*MATERIAL*:
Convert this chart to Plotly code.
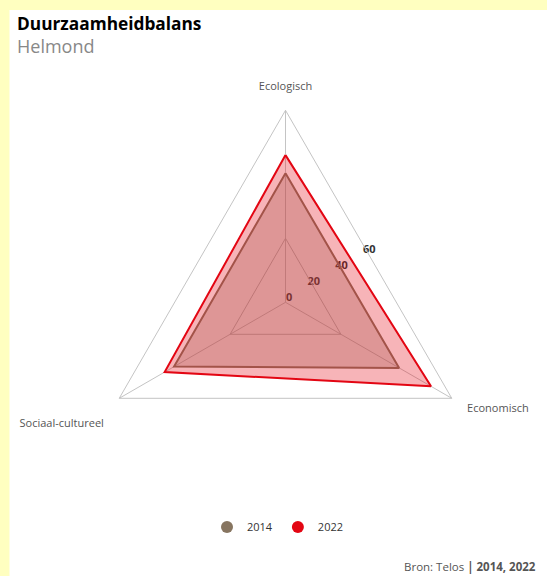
import plotly.graph_objects as go

categories = ["Ecologisch", "Economisch", "Sociaal-cultureel"]
category_labels = ["Ecologisch", "Economisch<br> ", " <br>Sociaal-cultureel"]
values_2014 = [40.3, 41.0, 40.2]
values_2022 = [46.0, 52.5, 43.6]
series_names = ["2014", "2022"]
series_colors = ["#877560", "#E30613"]
series_fills = ["rgba(135,117,96,0.30)", "rgba(227,6,19,0.30)"]
tick_vals = [0, 20, 40, 60]
tick_text = ["0", "20", "40", "60"]

W, H = 547, 576
FONT = "Open Sans"

def px(x):
    return x / W

def py(y):
    return 1 - y / H

cx, cy, R = 285.5, 302.3, 192.0
dom_x = [px(cx - R), px(cx + R)]
dom_y = [py(cy + R), py(cy - R)]
lbl_dx = 11
dom_x_lbl = [px(cx + lbl_dx - R), px(cx + lbl_dx + R)]

fig = go.Figure()

# legend-only entries (also anchor the label subplot)
for name, col in zip(series_names, series_colors):
    fig.add_trace(go.Scatterpolar(
        r=[None], theta=[None], mode="markers", name=name, legendgroup=name,
        marker=dict(size=12, color=col), subplot="polar", hoverinfo="skip"))

for name, vals, col, fc in zip(series_names, [values_2014, values_2022], series_colors, series_fills):
    fig.add_trace(go.Scatterpolar(
        r=vals + vals[:1], theta=categories + categories[:1], mode="lines",
        fill="toself", fillcolor=fc, line=dict(color=col, width=2),
        name=name, legendgroup=name, showlegend=False, subplot="polar2"))

fig.update_layout(
    width=W, height=H,
    margin=dict(l=0, r=0, t=0, b=0),
    paper_bgcolor="#FFFFC0",
    plot_bgcolor="white",
    font=dict(family=FONT, color="#333"),
    shapes=[dict(type="rect", xref="paper", yref="paper", x0=px(9.5), x1=1.0,
                 y0=0, y1=py(10), fillcolor="white", line=dict(width=0), layer="below")],
    polar=dict(
        domain=dict(x=dom_x_lbl, y=dom_y),
        bgcolor="rgba(0,0,0,0)",
        gridshape="linear",
        radialaxis=dict(range=[0, 120], tickvals=tick_vals, ticktext=tick_text,
                        angle=30, side="counterclockwise", showline=False, showgrid=False,
                        ticks="", tickangle=30, layer="below traces",
                        tickfont=dict(family=FONT, size=11, color="#333", weight="bold")),
        angularaxis=dict(visible=False, rotation=90, direction="clockwise"),
    ),
    polar2=dict(
        domain=dict(x=dom_x, y=dom_y),
        bgcolor="rgba(0,0,0,0)",
        gridshape="linear",
        radialaxis=dict(range=[0, 60], tickvals=[20, 60], showticklabels=False,
                        showline=False, ticks="", gridcolor="#bdbdbd", gridwidth=1,
                        layer="below traces"),
        angularaxis=dict(rotation=90, direction="clockwise", categoryorder="array",
                         categoryarray=categories, tickvals=categories, ticktext=category_labels,
                         showline=True, linecolor="#c4c4c4",
                         linewidth=1, gridcolor="#c4c4c4", ticks="outside", ticklen=15,
                         tickcolor="rgba(0,0,0,0)", layer="below traces",
                         tickfont=dict(family=FONT, size=11, color="#555")),
    ),
    legend=dict(orientation="h", x=px(278), xanchor="center", y=py(527), yanchor="middle",
                font=dict(family=FONT, size=11, color="#333"), bgcolor="rgba(0,0,0,0)",
                itemclick=False, itemdoubleclick=False),
    showlegend=True,
    annotations=[
        dict(text="<b>Duurzaamheidbalans</b>", x=px(15), y=py(23), xref="paper", yref="paper",
             xanchor="left", yanchor="middle", showarrow=False,
             font=dict(family=FONT, size=17.3, color="#000")),
        dict(text="Helmond", x=px(15), y=py(46), xref="paper", yref="paper",
             xanchor="left", yanchor="middle", showarrow=False,
             font=dict(family=FONT, size=18, color="#888")),
        dict(text="Bron: Telos <b>| 2014, 2022</b>", x=px(538), y=py(566), xref="paper", yref="paper",
             xanchor="right", yanchor="middle", showarrow=False,
             font=dict(family=FONT, size=11.5, color="#555")),
    ],
)

fig.write_html(
    "out.html",
    config={"displayModeBar": False},
    post_script="document.body.style.margin='0';document.body.style.background='#FFFFC0';",
)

*THE EXERCISE*: Quote all the lines above exactly as given. Do not include the pictures.

*REPLY*:
Convert this chart to Plotly code.
import plotly.graph_objects as go

categories = ["Ecologisch", "Economisch", "Sociaal-cultureel"]
category_labels = ["Ecologisch", "Economisch<br> ", " <br>Sociaal-cultureel"]
values_2014 = [40.3, 41.0, 40.2]
values_2022 = [46.0, 52.5, 43.6]
series_names = ["2014", "2022"]
series_colors = ["#877560", "#E30613"]
series_fills = ["rgba(135,117,96,0.30)", "rgba(227,6,19,0.30)"]
tick_vals = [0, 20, 40, 60]
tick_text = ["0", "20", "40", "60"]

W, H = 547, 576
FONT = "Open Sans"

def px(x):
    return x / W

def py(y):
    return 1 - y / H

cx, cy, R = 285.5, 302.3, 192.0
dom_x = [px(cx - R), px(cx + R)]
dom_y = [py(cy + R), py(cy - R)]
lbl_dx = 11
dom_x_lbl = [px(cx + lbl_dx - R), px(cx + lbl_dx + R)]

fig = go.Figure()

# legend-only entries (also anchor the label subplot)
for name, col in zip(series_names, series_colors):
    fig.add_trace(go.Scatterpolar(
        r=[None], theta=[None], mode="markers", name=name, legendgroup=name,
        marker=dict(size=12, color=col), subplot="polar", hoverinfo="skip"))

for name, vals, col, fc in zip(series_names, [values_2014, values_2022], series_colors, series_fills):
    fig.add_trace(go.Scatterpolar(
        r=vals + vals[:1], theta=categories + categories[:1], mode="lines",
        fill="toself", fillcolor=fc, line=dict(color=col, width=2),
        name=name, legendgroup=name, showlegend=False, subplot="polar2"))

fig.update_layout(
    width=W, height=H,
    margin=dict(l=0, r=0, t=0, b=0),
    paper_bgcolor="#FFFFC0",
    plot_bgcolor="white",
    font=dict(family=FONT, color="#333"),
    shapes=[dict(type="rect", xref="paper", yref="paper", x0=px(9.5), x1=1.0,
                 y0=0, y1=py(10), fillcolor="white", line=dict(width=0), layer="below")],
    polar=dict(
        domain=dict(x=dom_x_lbl, y=dom_y),
        bgcolor="rgba(0,0,0,0)",
        gridshape="linear",
        radialaxis=dict(range=[0, 120], tickvals=tick_vals, ticktext=tick_text,
                        angle=30, side="counterclockwise", showline=False, showgrid=False,
                        ticks="", tickangle=30, layer="below traces",
                        tickfont=dict(family=FONT, size=11, color="#333", weight="bold")),
        angularaxis=dict(visible=False, rotation=90, direction="clockwise"),
    ),
    polar2=dict(
        domain=dict(x=dom_x, y=dom_y),
        bgcolor="rgba(0,0,0,0)",
        gridshape="linear",
        radialaxis=dict(range=[0, 60], tickvals=[20, 60], showticklabels=False,
                        showline=False, ticks="", gridcolor="#bdbdbd", gridwidth=1,
                        layer="below traces"),
        angularaxis=dict(rotation=90, direction="clockwise", categoryorder="array",
                         categoryarray=categories, tickvals=categories, ticktext=category_labels,
                         showline=True, linecolor="#c4c4c4",
                         linewidth=1, gridcolor="#c4c4c4", ticks="outside", ticklen=15,
                         tickcolor="rgba(0,0,0,0)", layer="below traces",
                         tickfont=dict(family=FONT, size=11, color="#555")),
    ),
    legend=dict(orientation="h", x=px(278), xanchor="center", y=py(527), yanchor="middle",
                font=dict(family=FONT, size=11, color="#333"), bgcolor="rgba(0,0,0,0)",
                itemclick=False, itemdoubleclick=False),
    showlegend=True,
    annotations=[
        dict(text="<b>Duurzaamheidbalans</b>", x=px(15), y=py(23), xref="paper", yref="paper",
             xanchor="left", yanchor="middle", showarrow=False,
             font=dict(family=FONT, size=17.3, color="#000")),
        dict(text="Helmond", x=px(15), y=py(46), xref="paper", yref="paper",
             xanchor="left", yanchor="middle", showarrow=False,
             font=dict(family=FONT, size=18, color="#888")),
        dict(text="Bron: Telos <b>| 2014, 2022</b>", x=px(538), y=py(566), xref="paper", yref="paper",
             xanchor="right", yanchor="middle", showarrow=False,
             font=dict(family=FONT, size=11.5, color="#555")),
    ],
)

fig.write_html(
    "out.html",
    config={"displayModeBar": False},
    post_script="document.body.style.margin='0';document.body.style.background='#FFFFC0';",
)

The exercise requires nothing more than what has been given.